• _To do_: Retype the listing that follows, exactly as written.

• _Data segment_:
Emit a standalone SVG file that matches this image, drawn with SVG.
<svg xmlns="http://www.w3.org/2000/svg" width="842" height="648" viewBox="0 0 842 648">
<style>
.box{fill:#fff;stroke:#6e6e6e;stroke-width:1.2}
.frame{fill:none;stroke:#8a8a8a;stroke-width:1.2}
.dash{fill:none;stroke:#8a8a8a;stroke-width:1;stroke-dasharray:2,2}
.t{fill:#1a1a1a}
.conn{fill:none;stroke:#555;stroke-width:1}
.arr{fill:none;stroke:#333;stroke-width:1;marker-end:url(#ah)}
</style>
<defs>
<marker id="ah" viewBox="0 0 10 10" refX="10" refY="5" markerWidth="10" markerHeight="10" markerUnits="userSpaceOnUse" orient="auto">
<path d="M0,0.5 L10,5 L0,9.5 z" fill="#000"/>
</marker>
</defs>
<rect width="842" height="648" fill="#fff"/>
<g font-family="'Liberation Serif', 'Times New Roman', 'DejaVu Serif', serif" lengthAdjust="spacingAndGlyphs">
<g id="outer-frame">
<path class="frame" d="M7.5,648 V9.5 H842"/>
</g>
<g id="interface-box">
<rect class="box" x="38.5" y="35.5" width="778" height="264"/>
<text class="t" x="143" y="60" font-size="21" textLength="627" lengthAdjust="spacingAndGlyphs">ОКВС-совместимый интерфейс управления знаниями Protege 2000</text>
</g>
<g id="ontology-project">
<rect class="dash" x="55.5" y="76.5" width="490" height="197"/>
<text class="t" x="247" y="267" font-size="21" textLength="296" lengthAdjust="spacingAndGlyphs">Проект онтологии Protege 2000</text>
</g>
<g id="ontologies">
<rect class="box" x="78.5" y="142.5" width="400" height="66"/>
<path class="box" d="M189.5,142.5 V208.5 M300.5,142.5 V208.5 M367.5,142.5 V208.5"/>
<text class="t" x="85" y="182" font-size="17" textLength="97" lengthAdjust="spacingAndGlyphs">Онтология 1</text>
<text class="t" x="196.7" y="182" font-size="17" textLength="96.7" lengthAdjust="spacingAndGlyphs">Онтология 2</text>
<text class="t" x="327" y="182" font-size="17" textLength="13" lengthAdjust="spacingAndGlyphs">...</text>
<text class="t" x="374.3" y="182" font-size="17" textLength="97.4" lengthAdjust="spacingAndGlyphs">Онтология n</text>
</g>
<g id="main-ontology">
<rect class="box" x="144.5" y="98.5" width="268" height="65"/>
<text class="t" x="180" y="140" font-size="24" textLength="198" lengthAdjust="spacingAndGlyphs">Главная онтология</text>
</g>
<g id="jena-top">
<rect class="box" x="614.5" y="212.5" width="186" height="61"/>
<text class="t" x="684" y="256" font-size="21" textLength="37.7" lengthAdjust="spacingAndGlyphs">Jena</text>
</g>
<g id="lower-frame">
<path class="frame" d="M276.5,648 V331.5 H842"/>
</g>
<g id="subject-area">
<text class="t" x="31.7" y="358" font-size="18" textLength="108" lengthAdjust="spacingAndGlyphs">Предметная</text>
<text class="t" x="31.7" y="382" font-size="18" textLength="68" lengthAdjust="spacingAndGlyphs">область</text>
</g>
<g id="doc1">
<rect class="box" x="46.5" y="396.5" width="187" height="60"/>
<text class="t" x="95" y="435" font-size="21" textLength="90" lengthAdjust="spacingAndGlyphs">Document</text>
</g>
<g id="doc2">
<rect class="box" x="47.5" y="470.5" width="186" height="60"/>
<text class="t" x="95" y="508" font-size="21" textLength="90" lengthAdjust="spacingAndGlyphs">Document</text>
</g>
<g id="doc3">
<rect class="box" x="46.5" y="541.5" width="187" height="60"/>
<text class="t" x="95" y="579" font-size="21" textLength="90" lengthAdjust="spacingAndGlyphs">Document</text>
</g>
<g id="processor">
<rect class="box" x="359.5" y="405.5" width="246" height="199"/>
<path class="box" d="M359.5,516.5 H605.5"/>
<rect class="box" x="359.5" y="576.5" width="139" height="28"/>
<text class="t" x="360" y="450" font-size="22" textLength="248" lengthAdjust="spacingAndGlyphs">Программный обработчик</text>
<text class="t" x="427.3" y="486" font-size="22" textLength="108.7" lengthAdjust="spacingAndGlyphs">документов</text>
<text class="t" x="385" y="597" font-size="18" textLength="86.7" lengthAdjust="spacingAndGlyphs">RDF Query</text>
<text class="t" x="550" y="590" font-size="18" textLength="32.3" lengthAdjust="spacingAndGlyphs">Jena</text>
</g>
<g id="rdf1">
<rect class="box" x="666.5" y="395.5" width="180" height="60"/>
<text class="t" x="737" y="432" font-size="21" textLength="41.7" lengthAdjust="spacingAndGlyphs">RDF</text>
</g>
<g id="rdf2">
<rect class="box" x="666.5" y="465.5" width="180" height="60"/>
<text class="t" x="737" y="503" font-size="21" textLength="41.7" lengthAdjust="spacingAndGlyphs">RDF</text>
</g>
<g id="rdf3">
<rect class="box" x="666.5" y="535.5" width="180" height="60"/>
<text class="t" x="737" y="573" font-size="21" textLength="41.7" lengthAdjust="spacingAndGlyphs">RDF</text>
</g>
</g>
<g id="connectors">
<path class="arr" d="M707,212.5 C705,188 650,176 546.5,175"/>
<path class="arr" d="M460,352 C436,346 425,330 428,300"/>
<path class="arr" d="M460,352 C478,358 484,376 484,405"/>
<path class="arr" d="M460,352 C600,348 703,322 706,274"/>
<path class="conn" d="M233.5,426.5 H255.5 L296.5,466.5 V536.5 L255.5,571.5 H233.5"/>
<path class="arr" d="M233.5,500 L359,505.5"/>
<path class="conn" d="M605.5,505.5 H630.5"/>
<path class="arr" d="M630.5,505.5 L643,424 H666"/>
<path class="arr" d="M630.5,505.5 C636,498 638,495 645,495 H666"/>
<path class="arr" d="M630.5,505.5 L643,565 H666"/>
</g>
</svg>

• _Correct answer_:
Emit a standalone SVG file that matches this image, drawn with SVG.
<svg xmlns="http://www.w3.org/2000/svg" width="842" height="648" viewBox="0 0 842 648">
<style>
.box{fill:#fff;stroke:#6e6e6e;stroke-width:1.2}
.frame{fill:none;stroke:#8a8a8a;stroke-width:1.2}
.dash{fill:none;stroke:#8a8a8a;stroke-width:1;stroke-dasharray:2,2}
.t{fill:#1a1a1a}
.conn{fill:none;stroke:#555;stroke-width:1}
.arr{fill:none;stroke:#333;stroke-width:1;marker-end:url(#ah)}
</style>
<defs>
<marker id="ah" viewBox="0 0 10 10" refX="10" refY="5" markerWidth="10" markerHeight="10" markerUnits="userSpaceOnUse" orient="auto">
<path d="M0,0.5 L10,5 L0,9.5 z" fill="#000"/>
</marker>
</defs>
<rect width="842" height="648" fill="#fff"/>
<g font-family="'Liberation Serif', 'Times New Roman', 'DejaVu Serif', serif" lengthAdjust="spacingAndGlyphs">
<g id="outer-frame">
<path class="frame" d="M7.5,648 V9.5 H842"/>
</g>
<g id="interface-box">
<rect class="box" x="38.5" y="35.5" width="778" height="264"/>
<text class="t" x="143" y="60" font-size="21" textLength="627" lengthAdjust="spacingAndGlyphs">ОКВС-совместимый интерфейс управления знаниями Protege 2000</text>
</g>
<g id="ontology-project">
<rect class="dash" x="55.5" y="76.5" width="490" height="197"/>
<text class="t" x="247" y="267" font-size="21" textLength="296" lengthAdjust="spacingAndGlyphs">Проект онтологии Protege 2000</text>
</g>
<g id="ontologies">
<rect class="box" x="78.5" y="142.5" width="400" height="66"/>
<path class="box" d="M189.5,142.5 V208.5 M300.5,142.5 V208.5 M367.5,142.5 V208.5"/>
<text class="t" x="85" y="182" font-size="17" textLength="97" lengthAdjust="spacingAndGlyphs">Онтология 1</text>
<text class="t" x="196.7" y="182" font-size="17" textLength="96.7" lengthAdjust="spacingAndGlyphs">Онтология 2</text>
<text class="t" x="327" y="182" font-size="17" textLength="13" lengthAdjust="spacingAndGlyphs">...</text>
<text class="t" x="374.3" y="182" font-size="17" textLength="97.4" lengthAdjust="spacingAndGlyphs">Онтология n</text>
</g>
<g id="main-ontology">
<rect class="box" x="144.5" y="98.5" width="268" height="65"/>
<text class="t" x="180" y="140" font-size="24" textLength="198" lengthAdjust="spacingAndGlyphs">Главная онтология</text>
</g>
<g id="jena-top">
<rect class="box" x="614.5" y="212.5" width="186" height="61"/>
<text class="t" x="684" y="256" font-size="21" textLength="37.7" lengthAdjust="spacingAndGlyphs">Jena</text>
</g>
<g id="lower-frame">
<path class="frame" d="M276.5,648 V331.5 H842"/>
</g>
<g id="subject-area">
<text class="t" x="31.7" y="358" font-size="18" textLength="108" lengthAdjust="spacingAndGlyphs">Предметная</text>
<text class="t" x="31.7" y="382" font-size="18" textLength="68" lengthAdjust="spacingAndGlyphs">область</text>
</g>
<g id="doc1">
<rect class="box" x="46.5" y="396.5" width="187" height="60"/>
<text class="t" x="95" y="435" font-size="21" textLength="90" lengthAdjust="spacingAndGlyphs">Document</text>
</g>
<g id="doc2">
<rect class="box" x="47.5" y="470.5" width="186" height="60"/>
<text class="t" x="95" y="508" font-size="21" textLength="90" lengthAdjust="spacingAndGlyphs">Document</text>
</g>
<g id="doc3">
<rect class="box" x="46.5" y="541.5" width="187" height="60"/>
<text class="t" x="95" y="579" font-size="21" textLength="90" lengthAdjust="spacingAndGlyphs">Document</text>
</g>
<g id="processor">
<rect class="box" x="359.5" y="405.5" width="246" height="199"/>
<path class="box" d="M359.5,516.5 H605.5"/>
<rect class="box" x="359.5" y="576.5" width="139" height="28"/>
<text class="t" x="360" y="450" font-size="22" textLength="248" lengthAdjust="spacingAndGlyphs">Программный обработчик</text>
<text class="t" x="427.3" y="486" font-size="22" textLength="108.7" lengthAdjust="spacingAndGlyphs">документов</text>
<text class="t" x="385" y="597" font-size="18" textLength="86.7" lengthAdjust="spacingAndGlyphs">RDF Query</text>
<text class="t" x="550" y="590" font-size="18" textLength="32.3" lengthAdjust="spacingAndGlyphs">Jena</text>
</g>
<g id="rdf1">
<rect class="box" x="666.5" y="395.5" width="180" height="60"/>
<text class="t" x="737" y="432" font-size="21" textLength="41.7" lengthAdjust="spacingAndGlyphs">RDF</text>
</g>
<g id="rdf2">
<rect class="box" x="666.5" y="465.5" width="180" height="60"/>
<text class="t" x="737" y="503" font-size="21" textLength="41.7" lengthAdjust="spacingAndGlyphs">RDF</text>
</g>
<g id="rdf3">
<rect class="box" x="666.5" y="535.5" width="180" height="60"/>
<text class="t" x="737" y="573" font-size="21" textLength="41.7" lengthAdjust="spacingAndGlyphs">RDF</text>
</g>
</g>
<g id="connectors">
<path class="arr" d="M707,212.5 C705,188 650,176 546.5,175"/>
<path class="arr" d="M460,352 C436,346 425,330 428,300"/>
<path class="arr" d="M460,352 C478,358 484,376 484,405"/>
<path class="arr" d="M460,352 C600,348 703,322 706,274"/>
<path class="conn" d="M233.5,426.5 H255.5 L296.5,466.5 V536.5 L255.5,571.5 H233.5"/>
<path class="arr" d="M233.5,500 L359,505.5"/>
<path class="conn" d="M605.5,505.5 H630.5"/>
<path class="arr" d="M630.5,505.5 L643,424 H666"/>
<path class="arr" d="M630.5,505.5 C636,498 638,495 645,495 H666"/>
<path class="arr" d="M630.5,505.5 L643,565 H666"/>
</g>
</svg>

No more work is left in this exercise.